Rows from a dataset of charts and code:
——

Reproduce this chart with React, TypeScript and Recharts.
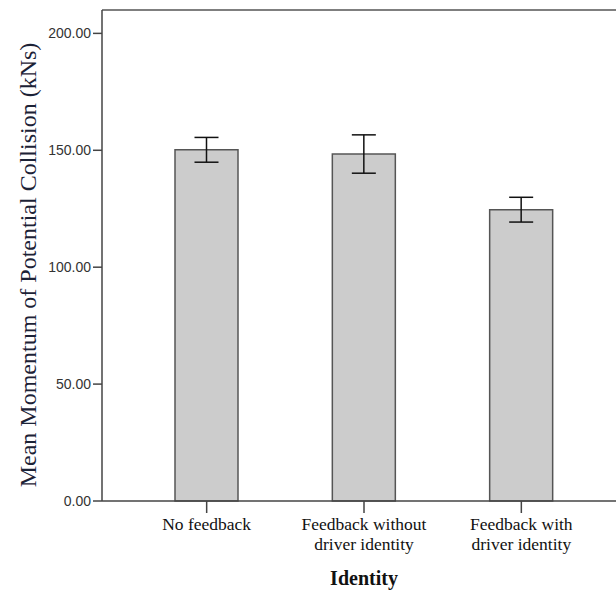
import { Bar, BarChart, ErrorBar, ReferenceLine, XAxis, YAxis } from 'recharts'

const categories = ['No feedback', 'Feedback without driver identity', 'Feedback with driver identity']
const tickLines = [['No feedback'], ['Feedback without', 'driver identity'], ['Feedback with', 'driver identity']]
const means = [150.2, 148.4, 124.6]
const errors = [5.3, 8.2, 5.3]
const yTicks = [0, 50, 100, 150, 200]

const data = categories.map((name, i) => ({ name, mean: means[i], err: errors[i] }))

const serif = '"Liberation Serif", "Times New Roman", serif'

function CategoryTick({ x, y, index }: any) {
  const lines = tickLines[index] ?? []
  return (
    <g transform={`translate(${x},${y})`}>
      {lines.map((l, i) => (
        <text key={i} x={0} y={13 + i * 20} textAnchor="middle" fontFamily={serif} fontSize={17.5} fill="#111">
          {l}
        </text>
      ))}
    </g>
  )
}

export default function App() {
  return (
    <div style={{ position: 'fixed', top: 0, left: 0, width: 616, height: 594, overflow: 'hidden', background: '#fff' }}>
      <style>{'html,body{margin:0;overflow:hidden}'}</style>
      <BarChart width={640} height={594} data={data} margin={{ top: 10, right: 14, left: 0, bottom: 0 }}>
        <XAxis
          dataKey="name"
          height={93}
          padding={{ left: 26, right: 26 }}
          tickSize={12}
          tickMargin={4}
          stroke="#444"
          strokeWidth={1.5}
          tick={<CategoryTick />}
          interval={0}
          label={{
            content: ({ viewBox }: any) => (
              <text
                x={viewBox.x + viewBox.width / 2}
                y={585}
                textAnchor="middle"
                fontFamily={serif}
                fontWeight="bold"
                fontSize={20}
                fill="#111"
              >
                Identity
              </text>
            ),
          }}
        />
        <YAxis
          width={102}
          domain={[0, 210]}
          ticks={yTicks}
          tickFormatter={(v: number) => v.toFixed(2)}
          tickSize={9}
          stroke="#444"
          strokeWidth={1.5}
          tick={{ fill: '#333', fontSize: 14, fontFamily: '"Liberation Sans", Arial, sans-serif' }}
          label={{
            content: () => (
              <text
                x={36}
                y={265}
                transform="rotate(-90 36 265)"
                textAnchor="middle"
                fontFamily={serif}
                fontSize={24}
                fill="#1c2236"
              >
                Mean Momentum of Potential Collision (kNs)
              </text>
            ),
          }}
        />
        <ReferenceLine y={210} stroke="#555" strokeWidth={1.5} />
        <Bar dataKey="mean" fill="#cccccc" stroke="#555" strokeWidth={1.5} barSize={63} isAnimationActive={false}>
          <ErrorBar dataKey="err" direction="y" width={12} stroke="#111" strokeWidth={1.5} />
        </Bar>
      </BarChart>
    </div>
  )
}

——

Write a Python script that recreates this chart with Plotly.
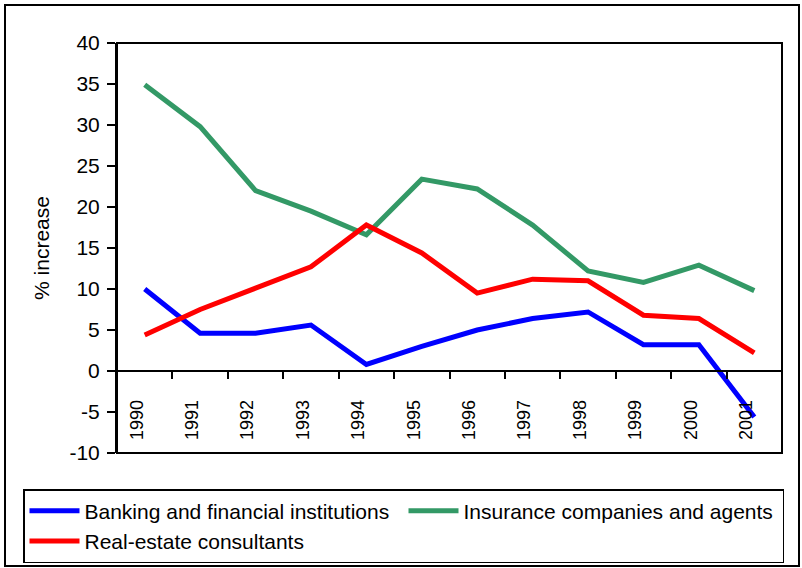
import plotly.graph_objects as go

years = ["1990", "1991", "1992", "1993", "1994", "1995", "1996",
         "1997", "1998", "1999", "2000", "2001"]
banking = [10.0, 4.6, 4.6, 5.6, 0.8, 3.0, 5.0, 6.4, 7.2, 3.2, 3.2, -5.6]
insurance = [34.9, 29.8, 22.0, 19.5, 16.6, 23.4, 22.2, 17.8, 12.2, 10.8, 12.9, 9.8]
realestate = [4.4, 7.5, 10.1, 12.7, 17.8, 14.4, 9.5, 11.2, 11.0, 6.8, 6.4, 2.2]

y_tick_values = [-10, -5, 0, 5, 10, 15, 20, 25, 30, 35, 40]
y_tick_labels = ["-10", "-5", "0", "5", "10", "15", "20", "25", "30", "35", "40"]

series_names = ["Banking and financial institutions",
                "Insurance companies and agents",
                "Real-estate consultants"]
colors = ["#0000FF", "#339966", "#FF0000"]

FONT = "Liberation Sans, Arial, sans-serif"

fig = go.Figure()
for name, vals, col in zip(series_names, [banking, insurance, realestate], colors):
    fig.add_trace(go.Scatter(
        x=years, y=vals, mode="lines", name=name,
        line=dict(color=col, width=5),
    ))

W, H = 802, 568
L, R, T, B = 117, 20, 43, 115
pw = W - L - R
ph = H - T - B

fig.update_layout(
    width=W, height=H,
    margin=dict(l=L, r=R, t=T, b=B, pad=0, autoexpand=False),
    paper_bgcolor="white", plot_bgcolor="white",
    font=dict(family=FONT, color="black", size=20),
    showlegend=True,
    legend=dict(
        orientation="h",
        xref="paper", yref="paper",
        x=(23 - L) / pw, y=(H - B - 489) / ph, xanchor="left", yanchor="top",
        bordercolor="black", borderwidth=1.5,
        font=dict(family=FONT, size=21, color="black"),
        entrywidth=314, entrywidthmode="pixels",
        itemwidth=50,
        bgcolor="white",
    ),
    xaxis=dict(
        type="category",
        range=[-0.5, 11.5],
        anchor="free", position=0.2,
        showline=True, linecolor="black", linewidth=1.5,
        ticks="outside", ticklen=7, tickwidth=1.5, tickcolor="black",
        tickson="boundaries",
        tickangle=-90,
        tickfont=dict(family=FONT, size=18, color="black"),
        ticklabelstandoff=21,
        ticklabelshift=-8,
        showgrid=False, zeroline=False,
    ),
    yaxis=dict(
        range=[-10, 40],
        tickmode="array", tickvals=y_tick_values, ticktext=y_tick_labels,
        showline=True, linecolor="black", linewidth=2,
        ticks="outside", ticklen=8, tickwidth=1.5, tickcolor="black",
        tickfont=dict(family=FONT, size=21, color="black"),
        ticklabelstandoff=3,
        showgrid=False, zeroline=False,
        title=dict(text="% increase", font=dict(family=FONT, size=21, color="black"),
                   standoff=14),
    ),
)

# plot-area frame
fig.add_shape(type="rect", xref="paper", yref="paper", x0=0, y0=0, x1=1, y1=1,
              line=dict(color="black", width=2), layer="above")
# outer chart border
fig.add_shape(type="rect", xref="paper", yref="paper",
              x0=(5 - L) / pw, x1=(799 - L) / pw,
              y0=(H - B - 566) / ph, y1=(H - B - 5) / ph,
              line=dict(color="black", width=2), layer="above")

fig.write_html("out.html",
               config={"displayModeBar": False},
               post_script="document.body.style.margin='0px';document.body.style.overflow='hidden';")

——

### GIVEN EXERCISE
Begin with the line that contains "Reproduce this chart", end with the line that contains "const data = categories.map((name, i)", and set down every line in that range exactly as it stands, minus the pictures.

### TASK RESULT
Reproduce this chart with React, TypeScript and Recharts.
import { Bar, BarChart, ErrorBar, ReferenceLine, XAxis, YAxis } from 'recharts'

const categories = ['No feedback', 'Feedback without driver identity', 'Feedback with driver identity']
const tickLines = [['No feedback'], ['Feedback without', 'driver identity'], ['Feedback with', 'driver identity']]
const means = [150.2, 148.4, 124.6]
const errors = [5.3, 8.2, 5.3]
const yTicks = [0, 50, 100, 150, 200]

const data = categories.map((name, i) => ({ name, mean: means[i], err: errors[i] }))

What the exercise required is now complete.